Exercise instructions
Type out the data exactly as given. Skip any image.

[Code that draws figures]
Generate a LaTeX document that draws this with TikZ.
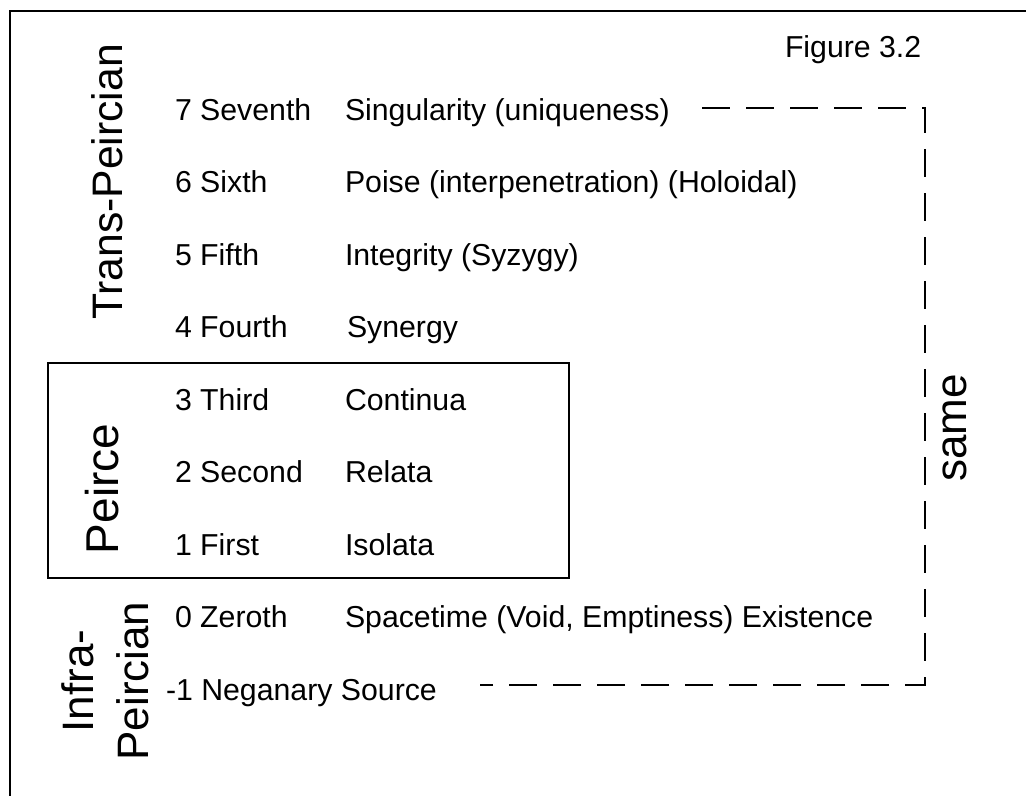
\documentclass[tikz,border=0pt]{standalone}
\usepackage{fontspec}
\setmainfont{Liberation Sans}
\begin{document}
\begin{tikzpicture}[x=0.75pt,y=-0.75pt,
  every node/.style={inner sep=0pt, outer sep=0pt},
  lvl/.style={anchor=base west, font=\fontsize{22.7pt}{27pt}\selectfont},
  grp/.style={rotate=90, anchor=base, font=\fontsize{33pt}{38pt}\selectfont},
  frameline/.style={line width=1.5pt},
  groupbox/.style={line width=1.2pt},
  dashlink/.style={line width=1.5pt, dash pattern=on 21pt off 12pt}]
\useasboundingbox (0,0) rectangle (1026,796);

% outer frame (top and left edges)
\draw[frameline] (1026,11) -- (10,11) -- (10,796);

% caption
\node[lvl] (fig) at (785,57) {Figure 3.2};

% box round the Peircean categories
\draw[groupbox] (48,363) rectangle (569,578);

% levels: ordinal and name
\node[lvl] (n7) at (175,120)   {7 Seventh};
\node[lvl] (t7) at (345,120)   {Singularity (uniqueness)};
\node[lvl] (n6) at (175,192.5) {6 Sixth};
\node[lvl] (t6) at (345,192.5) {Poise (interpenetration) (Holoidal)};
\node[lvl] (n5) at (175,265)   {5 Fifth};
\node[lvl] (t5) at (345,265)   {Integrity (Syzygy)};
\node[lvl] (n4) at (175,337.5) {4 Fourth};
\node[lvl] (t4) at (347,337.5) {Synergy};
\node[lvl] (n3) at (175,410)   {3 Third};
\node[lvl] (t3) at (345,410)   {Continua};
\node[lvl] (n2) at (175,482.5) {2 Second};
\node[lvl] (t2) at (345,482.5) {Relata};
\node[lvl] (n1) at (175,555)   {1 First};
\node[lvl] (t1) at (345,555)   {Isolata};
\node[lvl] (n0) at (175,627.5) {0 Zeroth};
\node[lvl] (t0) at (345,627.5) {Spacetime (Void, Emptiness) Existence};
\node[lvl] (nm1) at (166,700)  {-1 Neganary Source};

% group labels
\node[grp, font=\fontsize{32pt}{38pt}\selectfont] (trans) at (122,182) {Trans-Peircian};
\node[grp, font=\fontsize{34.5pt}{38pt}\selectfont] (peirce) at (118,489) {Peirce};
\node[grp] (infraA) at (93,681) {Infra-};
\node[grp] (infraB) at (148,681) {Peircian};
\node[grp] (same) at (966,428) {same};

% dashed bracket linking the top and bottom levels
\coordinate (dtop) at (702,108);
\coordinate (ctop) at (925,108);
\coordinate (cbot) at (925,685);
\coordinate (dbot) at (480,685);
\draw[dashlink] (dtop) -- (ctop) -- (cbot) -- (dbot);
\end{tikzpicture}
\end{document}
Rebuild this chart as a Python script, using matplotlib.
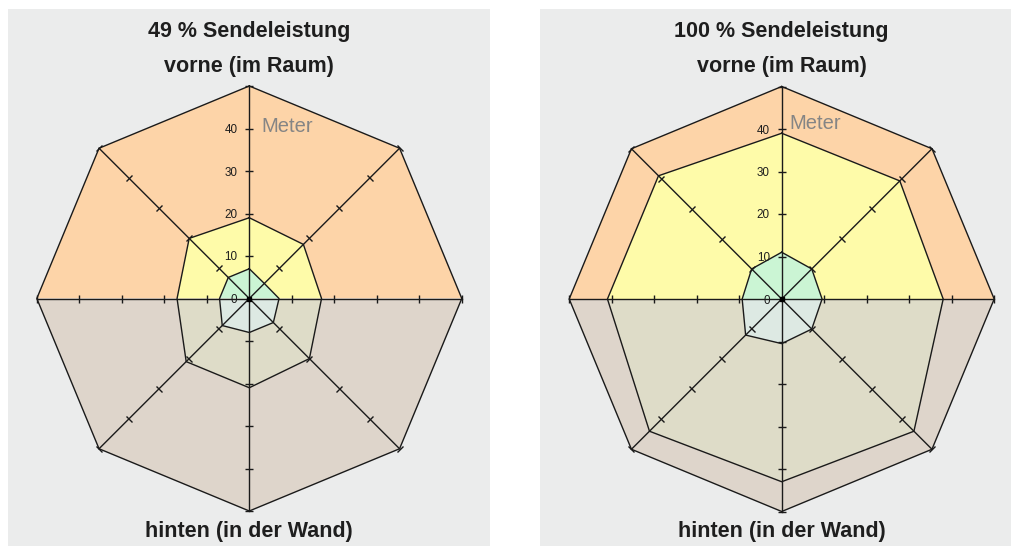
import numpy as np
import matplotlib
matplotlib.use("Agg")
import matplotlib.pyplot as plt
from matplotlib.markers import MarkerStyle
from matplotlib.transforms import Affine2D
from matplotlib.patches import Rectangle

W, H, DPI = 1011, 546, 100

# Directions, clockwise starting at the front (top)
directions_deg = [0, 45, 90, 135, 180, 225, 270, 315]
scale_ticks = [10, 20, 30, 40, 50]
label_values = [0, 10, 20, 30, 40]
tick_labels = ["0", "10", "20", "30", "40"]
r_max = 50

panel_titles = ["49 % Sendeleistung", "100 % Sendeleistung"]
front_label = "vorne (im Raum)"
back_label = "hinten (in der Wand)"
unit_label = "Meter"

# Range in metres for each direction
outer_49 = [50, 50, 50, 50, 50, 50, 50, 50]
middle_49 = [19, 18, 17, 20, 21, 21, 17, 20]
inner_49 = [7, 5, 7, 8, 8, 9, 7, 7]

outer_100 = [50, 50, 50, 50, 50, 50, 50, 50]
middle_100 = [39, 39.3, 38, 44, 43, 44, 41, 41]
inner_100 = [11, 10, 9.5, 10, 10.5, 12, 9.3, 10]

# zone colours: (front half, back half)
zone_colors = [
    ("#fdd4a8", "#ded5cb"),
    ("#fefba9", "#dedcc8"),
    ("#cbf5d4", "#dde9e3"),
]
panel_bg = "#ebecec"
line_col = "#1a1a1a"

theta = np.deg2rad(directions_deg)
FRONT = [6, 7, 0, 1, 2]
BACK = [2, 3, 4, 5, 6]

plt.rcParams["font.family"] = ["Liberation Sans", "DejaVu Sans"]

fig = plt.figure(figsize=(W / DPI, H / DPI), dpi=DPI)
fig.patch.set_facecolor("white")


def fx(px):
    return px / W


def fy(py):
    return 1 - py / H


def draw_panel(bg_x0, bg_x1, cx, cy, radius_px, title, zones, unit_off):
    fig.patches.append(Rectangle((fx(bg_x0), 0), fx(bg_x1) - fx(bg_x0), fy(9),
                                 transform=fig.transFigure, facecolor=panel_bg,
                                 edgecolor="none", zorder=-5))
    ax = fig.add_axes([fx(cx - radius_px), fy(cy + radius_px),
                       2 * radius_px / W, 2 * radius_px / H], projection="polar")
    ax.set_zorder(2)
    ax.set_theta_zero_location("N")
    ax.set_theta_direction(-1)
    ax.set_ylim(0, r_max)
    ax.grid(False)
    ax.set_xticks([])
    ax.set_yticks([])
    ax.spines["polar"].set_visible(False)
    ax.patch.set_visible(False)

    # filled zones, split into front and back halves
    for vals, (cf, cb) in zip(zones, zone_colors):
        vals = np.asarray(vals, float)
        for idx, col in ((FRONT, cf), (BACK, cb)):
            t = np.concatenate([[0.0], theta[idx]])
            r = np.concatenate([[0.0], vals[idx]])
            ax.fill(t, r, color=col, lw=0, zorder=1, clip_on=False)
    # zone outlines
    for vals in zones:
        t = np.append(theta, theta[0])
        r = np.append(vals, vals[0])
        ax.plot(t, r, color=line_col, lw=1.0, zorder=3, clip_on=False)
    # spokes with perpendicular ticks
    for th_deg, th in zip(directions_deg, theta):
        ax.plot([th, th], [0, r_max], color=line_col, lw=1.0, zorder=4, clip_on=False)
        m = MarkerStyle("_", transform=Affine2D().rotate_deg(-th_deg))
        ax.plot([th] * len(scale_ticks), scale_ticks, ls="none", marker=m,
                markersize=5.4, markeredgewidth=1.0, color=line_col,
                zorder=5, clip_on=False)
    ax.plot([0], [0], marker="s", markersize=3, color="black", zorder=6, clip_on=False)

    for v, s in zip(label_values, tick_labels):
        ax.annotate(s, xy=(0, v), xytext=(-12, -1.5), textcoords="offset pixels",
                    ha="right", va="center", fontsize=8.4, color="#1e1e1e",
                    annotation_clip=False, zorder=7)
    ax.annotate(unit_label, xy=(0, 40), xytext=unit_off, textcoords="offset pixels",
                ha="left", va="baseline", fontsize=14.5, color="#858585",
                annotation_clip=False, zorder=7)

    fig.text(fx(cx), fy(37.3), title, ha="center", va="baseline",
             fontsize=15.5, fontweight="bold", color="#1e1e1e")
    fig.text(fx(cx), fy(71.7), front_label, ha="center", va="baseline",
             fontsize=15.5, fontweight="bold", color="#1e1e1e")
    fig.text(fx(cx), fy(536.7), back_label, ha="center", va="baseline",
             fontsize=15.5, fontweight="bold", color="#1e1e1e")


draw_panel(8, 490, 249.3, 298.5, 212.5, panel_titles[0],
           [outer_49, middle_49, inner_49], (12, -3.5))
draw_panel(540, 1011, 781.7, 299, 212.5, panel_titles[1],
           [outer_100, middle_100, inner_100], (8, 0))

fig.savefig("out.png", dpi=DPI, facecolor=fig.get_facecolor())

Finished exercise
Generate a LaTeX document that draws this with TikZ.
\documentclass[tikz,border=0pt]{standalone}
\usepackage{fontspec}
\setmainfont{Liberation Sans}
\begin{document}
\begin{tikzpicture}[x=0.75pt,y=-0.75pt,
  every node/.style={inner sep=0pt, outer sep=0pt},
  lvl/.style={anchor=base west, font=\fontsize{22.7pt}{27pt}\selectfont},
  grp/.style={rotate=90, anchor=base, font=\fontsize{33pt}{38pt}\selectfont},
  frameline/.style={line width=1.5pt},
  groupbox/.style={line width=1.2pt},
  dashlink/.style={line width=1.5pt, dash pattern=on 21pt off 12pt}]
\useasboundingbox (0,0) rectangle (1026,796);

% outer frame (top and left edges)
\draw[frameline] (1026,11) -- (10,11) -- (10,796);

% caption
\node[lvl] (fig) at (785,57) {Figure 3.2};

% box round the Peircean categories
\draw[groupbox] (48,363) rectangle (569,578);

% levels: ordinal and name
\node[lvl] (n7) at (175,120)   {7 Seventh};
\node[lvl] (t7) at (345,120)   {Singularity (uniqueness)};
\node[lvl] (n6) at (175,192.5) {6 Sixth};
\node[lvl] (t6) at (345,192.5) {Poise (interpenetration) (Holoidal)};
\node[lvl] (n5) at (175,265)   {5 Fifth};
\node[lvl] (t5) at (345,265)   {Integrity (Syzygy)};
\node[lvl] (n4) at (175,337.5) {4 Fourth};
\node[lvl] (t4) at (347,337.5) {Synergy};
\node[lvl] (n3) at (175,410)   {3 Third};
\node[lvl] (t3) at (345,410)   {Continua};
\node[lvl] (n2) at (175,482.5) {2 Second};
\node[lvl] (t2) at (345,482.5) {Relata};
\node[lvl] (n1) at (175,555)   {1 First};
\node[lvl] (t1) at (345,555)   {Isolata};
\node[lvl] (n0) at (175,627.5) {0 Zeroth};
\node[lvl] (t0) at (345,627.5) {Spacetime (Void, Emptiness) Existence};
\node[lvl] (nm1) at (166,700)  {-1 Neganary Source};

% group labels
\node[grp, font=\fontsize{32pt}{38pt}\selectfont] (trans) at (122,182) {Trans-Peircian};
\node[grp, font=\fontsize{34.5pt}{38pt}\selectfont] (peirce) at (118,489) {Peirce};
\node[grp] (infraA) at (93,681) {Infra-};
\node[grp] (infraB) at (148,681) {Peircian};
\node[grp] (same) at (966,428) {same};

% dashed bracket linking the top and bottom levels
\coordinate (dtop) at (702,108);
\coordinate (ctop) at (925,108);
\coordinate (cbot) at (925,685);
\coordinate (dbot) at (480,685);
\draw[dashlink] (dtop) -- (ctop) -- (cbot) -- (dbot);
\end{tikzpicture}
\end{document}
Rebuild this chart as a Python script, using matplotlib.
import numpy as np
import matplotlib
matplotlib.use("Agg")
import matplotlib.pyplot as plt
from matplotlib.markers import MarkerStyle
from matplotlib.transforms import Affine2D
from matplotlib.patches import Rectangle

W, H, DPI = 1011, 546, 100

# Directions, clockwise starting at the front (top)
directions_deg = [0, 45, 90, 135, 180, 225, 270, 315]
scale_ticks = [10, 20, 30, 40, 50]
label_values = [0, 10, 20, 30, 40]
tick_labels = ["0", "10", "20", "30", "40"]
r_max = 50

panel_titles = ["49 % Sendeleistung", "100 % Sendeleistung"]
front_label = "vorne (im Raum)"
back_label = "hinten (in der Wand)"
unit_label = "Meter"

# Range in metres for each direction
outer_49 = [50, 50, 50, 50, 50, 50, 50, 50]
middle_49 = [19, 18, 17, 20, 21, 21, 17, 20]
inner_49 = [7, 5, 7, 8, 8, 9, 7, 7]

outer_100 = [50, 50, 50, 50, 50, 50, 50, 50]
middle_100 = [39, 39.3, 38, 44, 43, 44, 41, 41]
inner_100 = [11, 10, 9.5, 10, 10.5, 12, 9.3, 10]

# zone colours: (front half, back half)
zone_colors = [
    ("#fdd4a8", "#ded5cb"),
    ("#fefba9", "#dedcc8"),
    ("#cbf5d4", "#dde9e3"),
]
panel_bg = "#ebecec"
line_col = "#1a1a1a"

theta = np.deg2rad(directions_deg)
FRONT = [6, 7, 0, 1, 2]
BACK = [2, 3, 4, 5, 6]

plt.rcParams["font.family"] = ["Liberation Sans", "DejaVu Sans"]

fig = plt.figure(figsize=(W / DPI, H / DPI), dpi=DPI)
fig.patch.set_facecolor("white")


def fx(px):
    return px / W


def fy(py):
    return 1 - py / H


def draw_panel(bg_x0, bg_x1, cx, cy, radius_px, title, zones, unit_off):
    fig.patches.append(Rectangle((fx(bg_x0), 0), fx(bg_x1) - fx(bg_x0), fy(9),
                                 transform=fig.transFigure, facecolor=panel_bg,
                                 edgecolor="none", zorder=-5))
    ax = fig.add_axes([fx(cx - radius_px), fy(cy + radius_px),
                       2 * radius_px / W, 2 * radius_px / H], projection="polar")
    ax.set_zorder(2)
    ax.set_theta_zero_location("N")
    ax.set_theta_direction(-1)
    ax.set_ylim(0, r_max)
    ax.grid(False)
    ax.set_xticks([])
    ax.set_yticks([])
    ax.spines["polar"].set_visible(False)
    ax.patch.set_visible(False)

    # filled zones, split into front and back halves
    for vals, (cf, cb) in zip(zones, zone_colors):
        vals = np.asarray(vals, float)
        for idx, col in ((FRONT, cf), (BACK, cb)):
            t = np.concatenate([[0.0], theta[idx]])
            r = np.concatenate([[0.0], vals[idx]])
            ax.fill(t, r, color=col, lw=0, zorder=1, clip_on=False)
    # zone outlines
    for vals in zones:
        t = np.append(theta, theta[0])
        r = np.append(vals, vals[0])
        ax.plot(t, r, color=line_col, lw=1.0, zorder=3, clip_on=False)
    # spokes with perpendicular ticks
    for th_deg, th in zip(directions_deg, theta):
        ax.plot([th, th], [0, r_max], color=line_col, lw=1.0, zorder=4, clip_on=False)
        m = MarkerStyle("_", transform=Affine2D().rotate_deg(-th_deg))
        ax.plot([th] * len(scale_ticks), scale_ticks, ls="none", marker=m,
                markersize=5.4, markeredgewidth=1.0, color=line_col,
                zorder=5, clip_on=False)
    ax.plot([0], [0], marker="s", markersize=3, color="black", zorder=6, clip_on=False)

    for v, s in zip(label_values, tick_labels):
        ax.annotate(s, xy=(0, v), xytext=(-12, -1.5), textcoords="offset pixels",
                    ha="right", va="center", fontsize=8.4, color="#1e1e1e",
                    annotation_clip=False, zorder=7)
    ax.annotate(unit_label, xy=(0, 40), xytext=unit_off, textcoords="offset pixels",
                ha="left", va="baseline", fontsize=14.5, color="#858585",
                annotation_clip=False, zorder=7)

    fig.text(fx(cx), fy(37.3), title, ha="center", va="baseline",
             fontsize=15.5, fontweight="bold", color="#1e1e1e")
    fig.text(fx(cx), fy(71.7), front_label, ha="center", va="baseline",
             fontsize=15.5, fontweight="bold", color="#1e1e1e")
    fig.text(fx(cx), fy(536.7), back_label, ha="center", va="baseline",
             fontsize=15.5, fontweight="bold", color="#1e1e1e")


draw_panel(8, 490, 249.3, 298.5, 212.5, panel_titles[0],
           [outer_49, middle_49, inner_49], (12, -3.5))
draw_panel(540, 1011, 781.7, 299, 212.5, panel_titles[1],
           [outer_100, middle_100, inner_100], (8, 0))

fig.savefig("out.png", dpi=DPI, facecolor=fig.get_facecolor())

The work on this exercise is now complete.